4. It is not clear where from (other than PBE calculations) all the considered models obtain data on the bandgap value of each material for comparison with the experimental value. A detailed explanation is required.
5. line 238-239. Apparently these are technical edits that, for reasons unknown to me, remained in the final version of the text. This indicates clearly careless work with the text.
6. It is not clear what the meaning of parameters D1, D21 and D22 are. Some clarification required.
7. The authors mention different numbers of compounds used (1107 - line 88 and 1208 - line 273). Apparently this is a typo? Which value is correct?
8. It remains unclear exactly how the results obtained will help predict the band gap of the new material.
Author Response
Please see the attachment.
Author Response File: Author Response.pdf
Reviewer 3 Report
Comments and Suggestions for AuthorsIn this manuscript, the authors perform machine learning (ML) to predict the bandgap of binary semiconductors. The emphasis is on combining different traditional ML algorithms with the 'white-box' sure independence screening and sparsifying operator approach. This is a useful idea entirely compatible with available semiconductor databases such as Materials Project database. Juxtaposing different (in this case three) Sure Independence Screening and Sparsifying Operator (SISSO) models is a productive idea too.
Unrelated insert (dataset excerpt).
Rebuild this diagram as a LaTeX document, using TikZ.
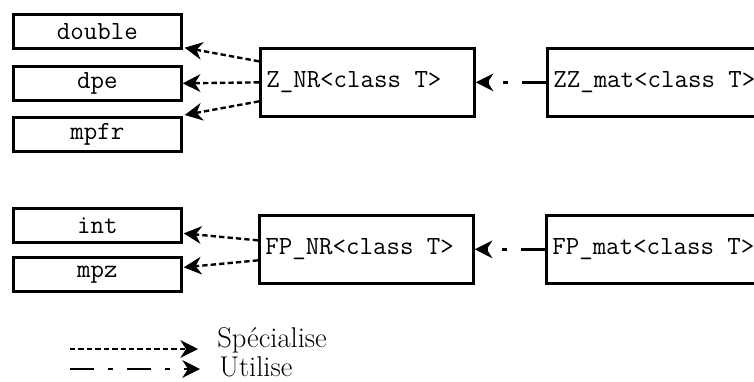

Novel semiconductor binaries have been studied before by ML schemes for both their structure and electronic properties but freshly developed ML models as the present one could improve bandgap prediction and subsequent experimental success.
The layout of the manuscript and the discussion of the results is well presented and easy to understand. Enough data is provided so most results can be seen as repeatable by other research teams with ML competence.
Some minor imperfections still preclude this manuscript from being acceptable for publication. It can be considered for publication after a minor revision:
1: Title: It is incorrect in English to begin each word in a title with a capital letter. Also, self-proclaiming wording like “insightful”, “novel” etc., are banalities, especially in a title. Therefore, such wording is better skipped.
2: Abstract: It would make the ML approach much clearer if any of the mentioned in the text features are explicitly mentioned in the abstract too. The reliance to different SISSO models should be mentioned.
3: Throughout the text, the relationship between thermal stabilities of the binary compounds and their eligibility to be included in the (ML) study is not discussed.
4. I recommend that the authors refer to the discussion of stability criteria, as in Matter 6, 2711 (2023). It is significant to include a detailed discussion on the stability criteria of the any considered material, being it in 3D or 2D, to justify its practical utility effectively.
5: The authors should illustrate the sampling of material systems they focus their ML modelling on by exemplifying newly discovered binary semiconductor structures such as InO (CrystEngComm 23 (2021) 6661-6667) that have been recently studied reliably and affordably by DFT.
6: A significant stylistic and grammatical revision of the manuscript is necessary.
Comments on the Quality of English Language
Spell-check and stylistic revision of the paper are necessary. Some long sentences, as well as misspellings, etc., are noticeable throughout the text.
Author Response
Please see the attachment.
Author Response File: Author Response.pdf
Round 2
Reviewer 2 Report
Comments and Suggestions for AuthorsThe authors clarified the main issues and substantiated the importance and relevance of their work. I believe that the work can be published.